Music is a concave mirror perched in front of society. It reflects the society it sees. Yet it leads to occasional visual and conceptual distortion. Additionally, this musical mirror allows the observer to determine the moral aspects of a society by observing its reflection. Nevertheless, we must acknowledge that the image is distorted. Ultimately, this mirror can reveal great truths about a society. Furthermore, the best way to understand music is to consider a personal anecdote. Individual experiences of musical events best demonstrate music’s true influence on individuals in a society. My personal adolescence reveals a lot about music.
Music and music videos direct a large portion of their viewpoints toward gender. Gender stereotypes are a common tool utilized by the music industry to sexualize content and attract audiences. My personal introduction to this dynamic between music and gender occurred when I was approximately twelve. I watched music videos like “Dance, Dance” by Fall Out Boy that depicted the erotic male-female relationship. In this video a young boy is cast out of the popular circles in his school. They depict him as a stereotypical “nerd.” The women won’t even approach him and the men ridicule him. Nevertheless, he attempts to dance his way into a relationship or more likely a less binding interaction with an attractive woman. Whether or not this specific video influenced me is irrelevant. The ideas it promoted perfectly mirrored my childhood. I thought that personal appearances defined an individual, that gender created defined niches, and that women were objects to be obtained.
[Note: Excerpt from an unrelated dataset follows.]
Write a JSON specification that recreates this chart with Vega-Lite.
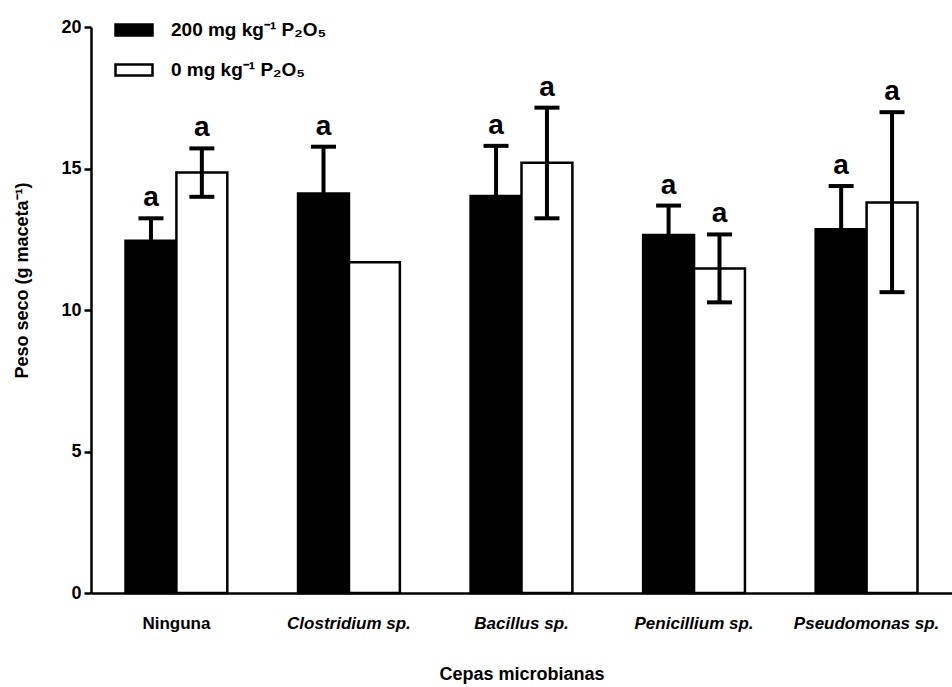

The perpetuation of the sexist centerpieces of music videos deeply harms society due to the nature of music. Music mirrors our society and is a portal by which we may experience other’s feelings. Therefore, emulation of musicians is a natural conclusion. I succumbed to these stimuli present in the music videos I watched. My adolescence was plagued with talking down to women. I thought little about the accomplishments of the women in my life. I emulated men for their identity as hard working individuals who could dominate women. My basic issue during this time period was my inability to admire the accomplishments of intelligent women around me. This resulted from many factors. One of these factors was indeed my exposure to sexist portrayals in music videos.
Retrospectively, I have reassessed my view of these videos and my opinion on gender roles in music videos. Furthermore, I realize why I accepted the ideology of objectification of humans due to my understanding of the underlying motives of such videos. My views first changed when I entered high school. I gained a better understanding of my faith by taking classes on humanism and existentialism. Although I am not preaching the philosophy of any specific religion, my discovery of my faith aided in my development. I learned the true benefits of equality in society and the harms of judging based off of appearances. This is not to say that music is the opposite of faith, but different viewpoints are always beneficial.
The dynamic of a concave mirror is that any individual looking into it will see a different distortion of the image at different points. I viewed the expression of gender in music through two distinct vantage points. First was my early experiences with music videos where I saw their sexual expression of females as an accurate depiction of societal norms. Second was when I became aware of the distortion and saw the upright image at the focal point of the mirror. I realized that women are key contributors to society and not just objects. Music is an art that depicts and influences society while incorporating comments about gender and other topics. Nevertheless, the way we interpret music is essential toward the message we receive from it.